Like everyone else, I don't know you- just found you out here in cyberworld. I pray that what you know in Ohio follows you onward- divine plantings by Him.

Thanks for sharing!

--Bethalps from the one year Bible study.

Anonymous said...

Kate,

Thank you, thank you thank you! You have been the only person who can express what I am feeling in words.

It has been such an encouraging experience reading what you have to say, and I can't wait for what else comes your way.

My thoughts are with you!

Anonymous said...

i'm glad Ohio is treating you well :)

will you ever post a blog about your africa trip? i'd LOVE to hear your experiences!

Anonymous said...

Kate,

Cohen is absolutely adorable! You should be so proud!

Just thought you'd enjoy a song from an old lost love of mine...which, I think, you may find a connection with...Here's the link:

http://www.garageband.com/song?|pe1|S8LTM0LdsaSnYFKyYG4


Prayin' you'll be out of the gray soon!

A friend.

Kathy said...

As a mom I knew something was going on. I even wrote your brother a note that I was worried about you.

Meghan and I needed to read this tonight. We are going through our own (if I may be so bold,) hell right now.

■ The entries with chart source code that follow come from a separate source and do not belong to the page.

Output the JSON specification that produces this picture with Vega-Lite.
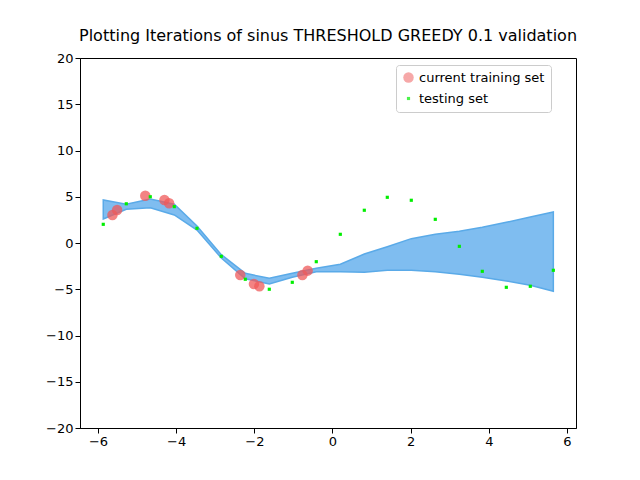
{"$schema":"https://vega.github.io/schema/vega-lite/v6.json","autosize":"none","width":496,"height":370,"padding":{"left":80,"top":58,"right":64,"bottom":52},"background":"white",
"title":{"text":"Plotting Iterations of sinus THRESHOLD GREEDY 0.1 validation","font":"DejaVu Sans","fontSize":16,"fontWeight":"normal","offset":8,"color":"black"},
"config":{"view":{"stroke":"black"},"axis":{"grid":false,"domainColor":"black","tickColor":"black","labelFont":"DejaVu Sans","labelFontSize":13,"labelColor":"black","tickSize":5,"title":null}},
"datasets":{"band":[{"x":-5.865,"lo":2.6,"hi":4.65},{"x":-5.276,"lo":3.64,"hi":4.18},{"x":-4.662,"lo":3.82,"hi":4.76},{"x":-4.048,"lo":3.03,"hi":4.2},{"x":-3.467,"lo":1.4,"hi":1.84},{"x":-2.845,"lo":-1.62,"hi":-1.26},{"x":-2.231,"lo":-3.86,"hi":-3.28},{"x":-1.617,"lo":-4.43,"hi":-3.82},{"x":-1.029,"lo":-3.7,"hi":-3.28},{"x":-0.415,"lo":-3.1,"hi":-2.74},{"x":0.2,"lo":-3.1,"hi":-2.3},{"x":0.814,"lo":-3.17,"hi":-1.19},{"x":1.402,"lo":-2.95,"hi":-0.4},{"x":2.016,"lo":-2.95,"hi":0.47},{"x":2.63,"lo":-3.1,"hi":0.94},{"x":3.245,"lo":-3.38,"hi":1.26},{"x":3.833,"lo":-3.7,"hi":1.7},{"x":4.447,"lo":-4.1,"hi":2.24},{"x":5.061,"lo":-4.57,"hi":2.81},{"x":5.65,"lo":-5.22,"hi":3.35}],
"pts":[{"s":"current training set","x":-5.63,"y":3.03},{"s":"current training set","x":-5.51,"y":3.57},{"s":"current training set","x":-4.79,"y":5.11},{"s":"current training set","x":-4.3,"y":4.65},{"s":"current training set","x":-4.18,"y":4.29},{"s":"current training set","x":-2.36,"y":-3.46},{"s":"current training set","x":-2.01,"y":-4.43},{"s":"current training set","x":-1.87,"y":-4.68},{"s":"current training set","x":-0.77,"y":-3.46},{"s":"current training set","x":-0.635,"y":-2.99},
{"s":"testing set","x":-5.865,"y":2.02},{"s":"testing set","x":-5.276,"y":4.24},{"s":"testing set","x":-4.662,"y":5.0},{"s":"testing set","x":-4.048,"y":3.93},{"s":"testing set","x":-3.467,"y":1.59},{"s":"testing set","x":-2.845,"y":-1.44},{"s":"testing set","x":-2.231,"y":-3.92},{"s":"testing set","x":-1.617,"y":-5.0},{"s":"testing set","x":-1.029,"y":-4.25},{"s":"testing set","x":-0.415,"y":-2.02},{"s":"testing set","x":0.2,"y":0.94},{"s":"testing set","x":0.814,"y":3.54},{"s":"testing set","x":1.402,"y":4.94},{"s":"testing set","x":2.016,"y":4.62},{"s":"testing set","x":2.63,"y":2.56},{"s":"testing set","x":3.245,"y":-0.36},{"s":"testing set","x":3.833,"y":-3.06},{"s":"testing set","x":4.447,"y":-4.79},{"s":"testing set","x":5.061,"y":-4.68},{"s":"testing set","x":5.65,"y":-2.95}]},
"layer":[
{"data":{"name":"band"},"mark":{"type":"area","color":"#7fbdf0","stroke":"#5aaae8","strokeWidth":1.5,"opacity":1},"encoding":{"x":{"field":"x","type":"quantitative","scale":{"domain":[-6.46,6.23],"nice":false},"axis":{"values":[-6,-4,-2,0,2,4,6]}},"y":{"field":"lo","type":"quantitative","scale":{"domain":[-20,20],"nice":false},"axis":{"values":[-20,-15,-10,-5,0,5,10,15,20]}},"y2":{"field":"hi"}}},
{"data":{"name":"pts"},"mark":{"type":"point","filled":true,"strokeWidth":0},"encoding":{"x":{"field":"x","type":"quantitative"},"y":{"field":"y","type":"quantitative"},
"color":{"field":"s","type":"nominal","scale":{"domain":["current training set","testing set"],"range":["#ef5a5a","#00ee00"]},"legend":{"title":null,"orient":"none","legendX":316,"legendY":7,"labelFont":"DejaVu Sans","labelFontSize":13,"labelColor":"black","fillColor":"white","strokeColor":"#cccccc","padding":6,"cornerRadius":3,"rowPadding":6,"symbolOpacity":0.8}},
"shape":{"field":"s","type":"nominal","scale":{"domain":["current training set","testing set"],"range":["circle","square"]}},
"size":{"field":"s","type":"nominal","scale":{"domain":["current training set","testing set"],"range":[110,10]}},
"opacity":{"field":"s","type":"nominal","scale":{"domain":["current training set","testing set"],"range":[0.75,1]},"legend":null}}}
]}
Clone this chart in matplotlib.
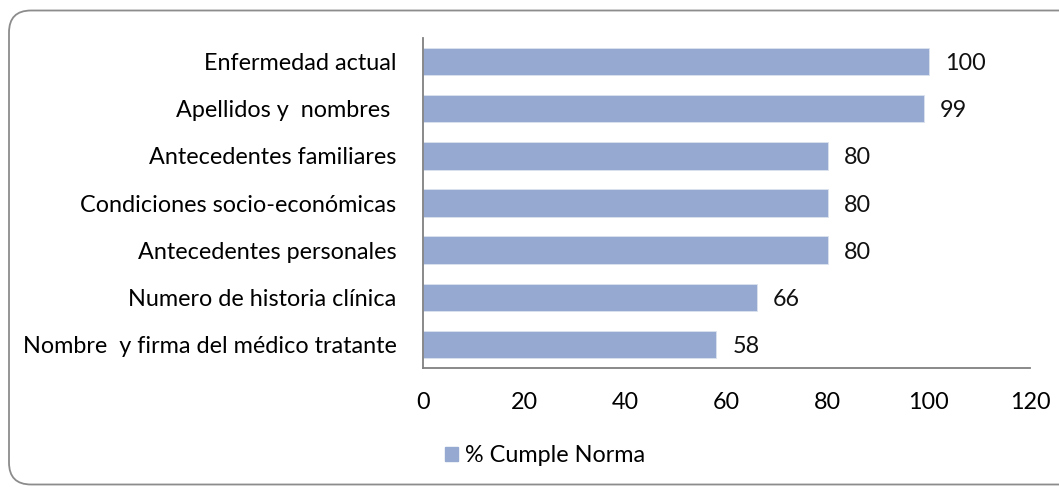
import matplotlib.pyplot as plt
from matplotlib.patches import FancyBboxPatch, Patch

categories = ["Nombre  y firma del médico tratante", "Numero de historia clínica",
              "Antecedentes personales", "Condiciones socio-económicas",
              "Antecedentes familiares", "Apellidos y  nombres ", "Enfermedad actual"]
values = [58, 66, 80, 80, 80, 99, 100]
xticks = [0, 20, 40, 60, 80, 100, 120]
bar_color = "#95A9D1"
fsize = 16.8

plt.rcParams['font.family'] = ['Lato', 'DejaVu Sans']

fig = plt.figure(figsize=(10.59, 4.87), dpi=100)

# rounded frame (in inches, runs off the right edge like the original)
frame = FancyBboxPatch((0.09, 0.025), 11.0, 4.74,
                       boxstyle="round,pad=0,rounding_size=0.22",
                       transform=fig.dpi_scale_trans, fill=False,
                       edgecolor="#8c8c8c", linewidth=1.3)
fig.patches.append(frame)

ax = fig.add_axes([423 / 1059, 119 / 487, 607 / 1059, 330 / 487])
y = range(len(categories))
ax.barh(y, values, height=0.58, color=bar_color, edgecolor="#dde3ef", linewidth=0.6)
for yi, v in zip(y, values):
    ax.text(v + 3.2, yi, str(v), va="center_baseline", ha="left", fontsize=fsize, color="#111111")

ax.set_xlim(0, 120)
ax.set_ylim(-0.5, len(categories) - 0.5)
ax.set_yticks(list(y))
ax.set_yticklabels(categories, fontsize=fsize)
ax.set_xticks(xticks)
ax.set_xticklabels([str(t) for t in xticks], fontsize=fsize)
ax.tick_params(axis="both", length=0)
ax.tick_params(axis="x", pad=17)
ax.tick_params(axis="y", pad=19)
for s in ["top", "right"]:
    ax.spines[s].set_visible(False)
for s in ["left", "bottom"]:
    ax.spines[s].set_color("#808080")
    ax.spines[s].set_linewidth(1.3)

fig.legend(handles=[Patch(color=bar_color, label="% Cumple Norma")],
           loc="center", bbox_to_anchor=(545 / 1059, 1 - 456 / 487), frameon=False,
           fontsize=fsize, handlelength=0.55, handleheight=0.55, handletextpad=0.3)

fig.savefig("out.png", dpi=100)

Thank you for sharing and letting us know we are not alone in our struggles.

~Jodi~ said...

Kate, Hey it is so good to see you posting again! I have truly missed your posts! I love your blog and feel oddly some how like we've met even though we never have. I remember when you moved to the west coast it somehow made me feel not so far from Ohio knowing someone else was far from home as well out here on the west coast. I unlike everyone else it seems found your blog randomly through a link of a link of a link-something like that. That was quite some time ago and I'm so glad i did! thanks for sharing your heart it is so refreshing and real.
I'm praying for you
Love and Blessings,
Jodi

Christy. said...

I love your husband's music and found your blog through him. I live in Portland, south of Seattle.
I am praying for you in this tough time. As I have gone through tough times I have always been reminded that in our weakness He is strong. He shows us His power when we are going through the valley. Hold on to Him and those around you that love you!